Developer Identity Linkage and Behavior Mining Across GitHub and StackOveflow

作者:Xiong, Yunxiang; Meng, Zhangyuan; Shen, Beijun*; Yin, Wei
来源:International Journal of Software Engineering and Knowledge Engineering, 2017, 27(9-10): 1409-1425.
DOI:10.1142/S0218194017400034

摘要

Nowadays, software developers are increasingly involved in GitHub and StackOverflow, creating a lot of valuable data in the two communities. Researchers mine the information in these software communities to understand developer behaviors, while previous works mainly focus on mining data within a single community. In this paper, we propose a novel approach to developer identity linkage and behavior mining across GitHub and StackOverflow. This approach links the accounts from two communities using a CART decision tree, leveraging the features from usernames, user behaviors and writing styles. Then, it explores cross-site developer behaviors through T-graph analysis, LDA-based topics clustering and cross-site tagging. We conducted several experiments to evaluate this approach. The results show that the precision and F-score of our identity linkage method are higher than previous methods in software communities.

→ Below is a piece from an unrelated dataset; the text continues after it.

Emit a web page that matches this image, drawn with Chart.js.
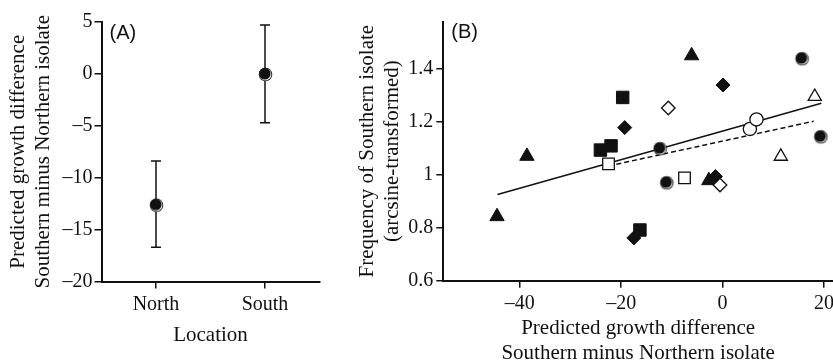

Especially, we discovered that (1) active issue committers are also active question askers; (2) for most developers, the topics of their contents in GitHub are similar to those of those questions and answers in StackOverflow; (3) developers' concerns in StackOverflow shift over the time of their current participating projects in GitHub; (4) developers' concerns in GitHub are more relevant to their answers than questions and comments in StackOverflow.